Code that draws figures
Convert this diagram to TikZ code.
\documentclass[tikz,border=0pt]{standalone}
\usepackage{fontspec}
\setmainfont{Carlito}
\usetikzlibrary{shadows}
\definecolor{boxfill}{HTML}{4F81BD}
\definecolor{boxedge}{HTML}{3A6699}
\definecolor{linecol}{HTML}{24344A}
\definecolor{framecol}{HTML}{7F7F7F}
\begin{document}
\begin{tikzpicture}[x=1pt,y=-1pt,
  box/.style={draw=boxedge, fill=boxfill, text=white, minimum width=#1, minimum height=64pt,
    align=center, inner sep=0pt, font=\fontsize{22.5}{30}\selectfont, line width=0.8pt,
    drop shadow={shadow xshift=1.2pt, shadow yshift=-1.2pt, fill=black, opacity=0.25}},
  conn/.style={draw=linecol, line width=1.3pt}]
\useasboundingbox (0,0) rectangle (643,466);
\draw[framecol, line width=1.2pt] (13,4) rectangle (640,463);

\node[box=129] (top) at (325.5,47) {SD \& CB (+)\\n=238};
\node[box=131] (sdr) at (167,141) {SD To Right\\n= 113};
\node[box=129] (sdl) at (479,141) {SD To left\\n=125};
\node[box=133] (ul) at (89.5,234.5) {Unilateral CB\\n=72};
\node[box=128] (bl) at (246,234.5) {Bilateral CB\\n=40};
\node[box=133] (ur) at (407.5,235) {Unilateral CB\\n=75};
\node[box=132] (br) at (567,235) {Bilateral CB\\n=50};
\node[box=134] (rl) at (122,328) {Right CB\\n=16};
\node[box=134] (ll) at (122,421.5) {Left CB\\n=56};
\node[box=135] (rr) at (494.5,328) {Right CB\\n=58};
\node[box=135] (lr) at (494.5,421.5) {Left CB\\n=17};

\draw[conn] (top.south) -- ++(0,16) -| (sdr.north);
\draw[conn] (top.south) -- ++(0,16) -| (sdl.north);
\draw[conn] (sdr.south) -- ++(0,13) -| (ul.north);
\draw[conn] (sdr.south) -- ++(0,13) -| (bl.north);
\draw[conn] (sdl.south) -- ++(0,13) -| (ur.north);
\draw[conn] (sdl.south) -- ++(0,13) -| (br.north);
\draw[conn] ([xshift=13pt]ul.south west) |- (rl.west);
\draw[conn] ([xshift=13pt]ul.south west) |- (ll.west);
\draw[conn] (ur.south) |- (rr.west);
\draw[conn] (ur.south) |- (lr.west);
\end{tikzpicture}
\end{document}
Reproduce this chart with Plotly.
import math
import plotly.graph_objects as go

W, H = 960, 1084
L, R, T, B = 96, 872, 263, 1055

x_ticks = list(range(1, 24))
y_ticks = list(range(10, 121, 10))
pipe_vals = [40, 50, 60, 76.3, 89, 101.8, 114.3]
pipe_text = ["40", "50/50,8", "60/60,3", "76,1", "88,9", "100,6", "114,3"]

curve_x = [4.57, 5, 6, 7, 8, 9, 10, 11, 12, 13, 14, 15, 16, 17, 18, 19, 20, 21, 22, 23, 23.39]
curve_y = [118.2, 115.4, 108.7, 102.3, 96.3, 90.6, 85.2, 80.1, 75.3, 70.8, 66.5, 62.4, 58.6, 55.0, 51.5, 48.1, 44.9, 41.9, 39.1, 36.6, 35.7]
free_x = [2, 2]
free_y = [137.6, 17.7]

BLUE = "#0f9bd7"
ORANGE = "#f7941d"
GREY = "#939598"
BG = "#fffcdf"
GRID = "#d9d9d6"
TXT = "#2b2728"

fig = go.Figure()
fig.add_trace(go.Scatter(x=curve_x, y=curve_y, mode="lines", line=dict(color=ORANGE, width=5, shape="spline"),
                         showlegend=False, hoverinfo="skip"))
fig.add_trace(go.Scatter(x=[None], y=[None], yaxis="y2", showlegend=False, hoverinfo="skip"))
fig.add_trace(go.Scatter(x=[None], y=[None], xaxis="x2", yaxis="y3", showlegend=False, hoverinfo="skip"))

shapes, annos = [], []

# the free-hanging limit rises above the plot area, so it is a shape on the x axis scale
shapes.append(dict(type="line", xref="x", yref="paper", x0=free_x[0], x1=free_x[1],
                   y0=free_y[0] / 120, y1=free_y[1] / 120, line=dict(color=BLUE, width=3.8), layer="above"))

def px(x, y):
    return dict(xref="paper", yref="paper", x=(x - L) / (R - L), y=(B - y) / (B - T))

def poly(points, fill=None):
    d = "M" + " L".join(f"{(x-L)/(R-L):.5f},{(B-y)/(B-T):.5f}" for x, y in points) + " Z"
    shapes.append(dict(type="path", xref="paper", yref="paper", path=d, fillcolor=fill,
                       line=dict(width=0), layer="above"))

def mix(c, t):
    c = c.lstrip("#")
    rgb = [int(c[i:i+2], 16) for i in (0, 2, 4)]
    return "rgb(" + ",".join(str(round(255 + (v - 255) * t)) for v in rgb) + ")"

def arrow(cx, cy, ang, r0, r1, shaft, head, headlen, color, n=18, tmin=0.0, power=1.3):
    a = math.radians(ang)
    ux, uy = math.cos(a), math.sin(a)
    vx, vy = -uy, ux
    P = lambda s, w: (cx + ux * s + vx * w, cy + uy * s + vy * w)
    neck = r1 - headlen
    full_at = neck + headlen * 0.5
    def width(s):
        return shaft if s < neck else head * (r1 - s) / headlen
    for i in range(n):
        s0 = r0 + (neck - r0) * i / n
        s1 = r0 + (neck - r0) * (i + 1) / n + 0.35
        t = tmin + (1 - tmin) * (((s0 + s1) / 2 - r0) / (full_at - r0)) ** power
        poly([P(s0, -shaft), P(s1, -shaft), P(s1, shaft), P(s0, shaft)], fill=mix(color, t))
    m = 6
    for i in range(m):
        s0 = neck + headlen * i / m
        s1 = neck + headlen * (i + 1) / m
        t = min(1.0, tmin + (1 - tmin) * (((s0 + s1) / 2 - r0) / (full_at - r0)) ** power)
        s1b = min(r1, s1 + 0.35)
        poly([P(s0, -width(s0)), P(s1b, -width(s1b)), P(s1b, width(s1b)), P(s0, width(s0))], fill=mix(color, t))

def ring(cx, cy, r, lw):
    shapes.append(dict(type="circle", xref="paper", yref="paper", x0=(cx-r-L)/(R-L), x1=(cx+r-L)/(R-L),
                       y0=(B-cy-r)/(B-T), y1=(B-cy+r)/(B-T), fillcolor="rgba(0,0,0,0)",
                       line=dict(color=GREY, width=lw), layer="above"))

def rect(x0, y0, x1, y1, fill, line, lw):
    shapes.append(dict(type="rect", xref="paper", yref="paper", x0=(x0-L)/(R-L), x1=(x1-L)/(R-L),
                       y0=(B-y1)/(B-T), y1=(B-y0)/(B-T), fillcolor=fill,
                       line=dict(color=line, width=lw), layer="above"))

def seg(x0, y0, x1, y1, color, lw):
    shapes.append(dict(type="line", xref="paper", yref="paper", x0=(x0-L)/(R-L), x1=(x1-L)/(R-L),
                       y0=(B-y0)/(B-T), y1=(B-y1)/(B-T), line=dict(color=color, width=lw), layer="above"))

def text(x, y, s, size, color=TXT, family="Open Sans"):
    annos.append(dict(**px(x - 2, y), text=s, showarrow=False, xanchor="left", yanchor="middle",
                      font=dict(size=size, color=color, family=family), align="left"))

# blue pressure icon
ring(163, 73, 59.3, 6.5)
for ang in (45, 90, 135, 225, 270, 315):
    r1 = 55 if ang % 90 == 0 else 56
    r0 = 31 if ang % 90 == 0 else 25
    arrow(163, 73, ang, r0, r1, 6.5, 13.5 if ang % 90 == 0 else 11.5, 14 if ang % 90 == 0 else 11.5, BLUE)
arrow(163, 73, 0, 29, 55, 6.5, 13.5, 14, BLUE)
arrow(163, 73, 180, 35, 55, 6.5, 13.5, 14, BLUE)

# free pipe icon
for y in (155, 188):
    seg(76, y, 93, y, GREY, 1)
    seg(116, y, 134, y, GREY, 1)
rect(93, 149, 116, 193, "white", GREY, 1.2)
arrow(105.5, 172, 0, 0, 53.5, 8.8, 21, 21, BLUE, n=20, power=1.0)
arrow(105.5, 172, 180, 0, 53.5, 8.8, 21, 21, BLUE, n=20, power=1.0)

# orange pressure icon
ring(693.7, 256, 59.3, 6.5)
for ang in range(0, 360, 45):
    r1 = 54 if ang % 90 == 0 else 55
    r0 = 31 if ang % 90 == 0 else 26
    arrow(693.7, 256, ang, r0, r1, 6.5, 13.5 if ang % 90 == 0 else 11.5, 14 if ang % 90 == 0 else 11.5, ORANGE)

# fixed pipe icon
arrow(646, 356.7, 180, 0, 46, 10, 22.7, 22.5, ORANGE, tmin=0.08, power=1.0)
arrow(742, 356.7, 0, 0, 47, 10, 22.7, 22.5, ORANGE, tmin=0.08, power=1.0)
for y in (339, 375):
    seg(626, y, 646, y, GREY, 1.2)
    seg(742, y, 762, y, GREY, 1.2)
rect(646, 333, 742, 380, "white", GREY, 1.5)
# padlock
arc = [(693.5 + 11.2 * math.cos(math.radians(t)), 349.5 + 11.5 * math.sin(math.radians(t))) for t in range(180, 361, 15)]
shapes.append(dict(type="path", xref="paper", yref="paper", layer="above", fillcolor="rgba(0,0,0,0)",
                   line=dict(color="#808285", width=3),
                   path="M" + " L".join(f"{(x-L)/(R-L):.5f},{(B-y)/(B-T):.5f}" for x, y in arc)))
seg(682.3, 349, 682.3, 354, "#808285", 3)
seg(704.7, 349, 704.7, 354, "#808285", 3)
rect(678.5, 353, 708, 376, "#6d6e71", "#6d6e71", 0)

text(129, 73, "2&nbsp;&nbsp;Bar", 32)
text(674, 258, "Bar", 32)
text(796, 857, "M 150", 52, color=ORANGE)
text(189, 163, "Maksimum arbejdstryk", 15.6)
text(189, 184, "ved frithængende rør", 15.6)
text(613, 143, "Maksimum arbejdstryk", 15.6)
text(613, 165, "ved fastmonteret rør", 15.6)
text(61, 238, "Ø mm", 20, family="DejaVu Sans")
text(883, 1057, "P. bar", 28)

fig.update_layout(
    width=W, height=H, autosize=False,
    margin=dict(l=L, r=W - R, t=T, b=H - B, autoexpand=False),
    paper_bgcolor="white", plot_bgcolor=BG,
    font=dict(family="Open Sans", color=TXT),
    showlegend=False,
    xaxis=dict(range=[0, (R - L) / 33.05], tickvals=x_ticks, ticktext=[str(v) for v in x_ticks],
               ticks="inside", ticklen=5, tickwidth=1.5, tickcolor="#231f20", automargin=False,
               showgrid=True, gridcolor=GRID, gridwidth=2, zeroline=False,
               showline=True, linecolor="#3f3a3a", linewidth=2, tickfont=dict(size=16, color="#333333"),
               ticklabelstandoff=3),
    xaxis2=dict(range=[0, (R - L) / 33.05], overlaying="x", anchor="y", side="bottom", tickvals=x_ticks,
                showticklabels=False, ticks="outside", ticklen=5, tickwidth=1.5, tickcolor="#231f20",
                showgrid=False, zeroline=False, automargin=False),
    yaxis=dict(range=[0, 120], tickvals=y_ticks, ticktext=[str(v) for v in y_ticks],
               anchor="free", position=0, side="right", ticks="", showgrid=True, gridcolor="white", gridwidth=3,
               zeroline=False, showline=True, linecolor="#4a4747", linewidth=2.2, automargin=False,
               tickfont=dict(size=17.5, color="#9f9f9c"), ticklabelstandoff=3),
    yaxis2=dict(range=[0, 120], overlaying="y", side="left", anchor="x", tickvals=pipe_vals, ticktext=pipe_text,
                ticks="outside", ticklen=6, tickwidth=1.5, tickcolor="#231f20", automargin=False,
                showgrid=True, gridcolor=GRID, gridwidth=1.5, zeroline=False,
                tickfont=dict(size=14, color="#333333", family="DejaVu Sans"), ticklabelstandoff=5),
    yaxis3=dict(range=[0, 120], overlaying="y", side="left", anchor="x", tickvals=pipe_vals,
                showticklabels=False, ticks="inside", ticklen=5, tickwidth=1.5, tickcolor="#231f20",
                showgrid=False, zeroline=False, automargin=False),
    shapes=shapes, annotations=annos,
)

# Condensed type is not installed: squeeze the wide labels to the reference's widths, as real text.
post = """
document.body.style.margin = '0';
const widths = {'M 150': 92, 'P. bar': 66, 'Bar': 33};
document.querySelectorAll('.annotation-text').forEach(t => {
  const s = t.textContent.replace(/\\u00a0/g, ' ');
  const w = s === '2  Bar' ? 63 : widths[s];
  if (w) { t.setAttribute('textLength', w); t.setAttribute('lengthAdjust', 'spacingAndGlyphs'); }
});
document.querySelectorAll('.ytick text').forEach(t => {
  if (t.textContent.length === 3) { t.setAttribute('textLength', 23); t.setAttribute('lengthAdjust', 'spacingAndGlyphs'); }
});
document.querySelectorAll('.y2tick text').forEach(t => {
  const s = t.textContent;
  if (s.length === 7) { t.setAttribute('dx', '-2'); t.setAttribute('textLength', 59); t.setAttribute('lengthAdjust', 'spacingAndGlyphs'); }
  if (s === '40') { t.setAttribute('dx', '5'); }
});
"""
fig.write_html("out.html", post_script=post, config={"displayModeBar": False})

Work instructions:
Exactly as they appear, retype the lines from the start of the records through the line containing "L, R, T, B = 96, 872, 263, 1055".

The solution:
Convert this diagram to TikZ code.
\documentclass[tikz,border=0pt]{standalone}
\usepackage{fontspec}
\setmainfont{Carlito}
\usetikzlibrary{shadows}
\definecolor{boxfill}{HTML}{4F81BD}
\definecolor{boxedge}{HTML}{3A6699}
\definecolor{linecol}{HTML}{24344A}
\definecolor{framecol}{HTML}{7F7F7F}
\begin{document}
\begin{tikzpicture}[x=1pt,y=-1pt,
  box/.style={draw=boxedge, fill=boxfill, text=white, minimum width=#1, minimum height=64pt,
    align=center, inner sep=0pt, font=\fontsize{22.5}{30}\selectfont, line width=0.8pt,
    drop shadow={shadow xshift=1.2pt, shadow yshift=-1.2pt, fill=black, opacity=0.25}},
  conn/.style={draw=linecol, line width=1.3pt}]
\useasboundingbox (0,0) rectangle (643,466);
\draw[framecol, line width=1.2pt] (13,4) rectangle (640,463);

\node[box=129] (top) at (325.5,47) {SD \& CB (+)\\n=238};
\node[box=131] (sdr) at (167,141) {SD To Right\\n= 113};
\node[box=129] (sdl) at (479,141) {SD To left\\n=125};
\node[box=133] (ul) at (89.5,234.5) {Unilateral CB\\n=72};
\node[box=128] (bl) at (246,234.5) {Bilateral CB\\n=40};
\node[box=133] (ur) at (407.5,235) {Unilateral CB\\n=75};
\node[box=132] (br) at (567,235) {Bilateral CB\\n=50};
\node[box=134] (rl) at (122,328) {Right CB\\n=16};
\node[box=134] (ll) at (122,421.5) {Left CB\\n=56};
\node[box=135] (rr) at (494.5,328) {Right CB\\n=58};
\node[box=135] (lr) at (494.5,421.5) {Left CB\\n=17};

\draw[conn] (top.south) -- ++(0,16) -| (sdr.north);
\draw[conn] (top.south) -- ++(0,16) -| (sdl.north);
\draw[conn] (sdr.south) -- ++(0,13) -| (ul.north);
\draw[conn] (sdr.south) -- ++(0,13) -| (bl.north);
\draw[conn] (sdl.south) -- ++(0,13) -| (ur.north);
\draw[conn] (sdl.south) -- ++(0,13) -| (br.north);
\draw[conn] ([xshift=13pt]ul.south west) |- (rl.west);
\draw[conn] ([xshift=13pt]ul.south west) |- (ll.west);
\draw[conn] (ur.south) |- (rr.west);
\draw[conn] (ur.south) |- (lr.west);
\end{tikzpicture}
\end{document}
Reproduce this chart with Plotly.
import math
import plotly.graph_objects as go

W, H = 960, 1084
L, R, T, B = 96, 872, 263, 1055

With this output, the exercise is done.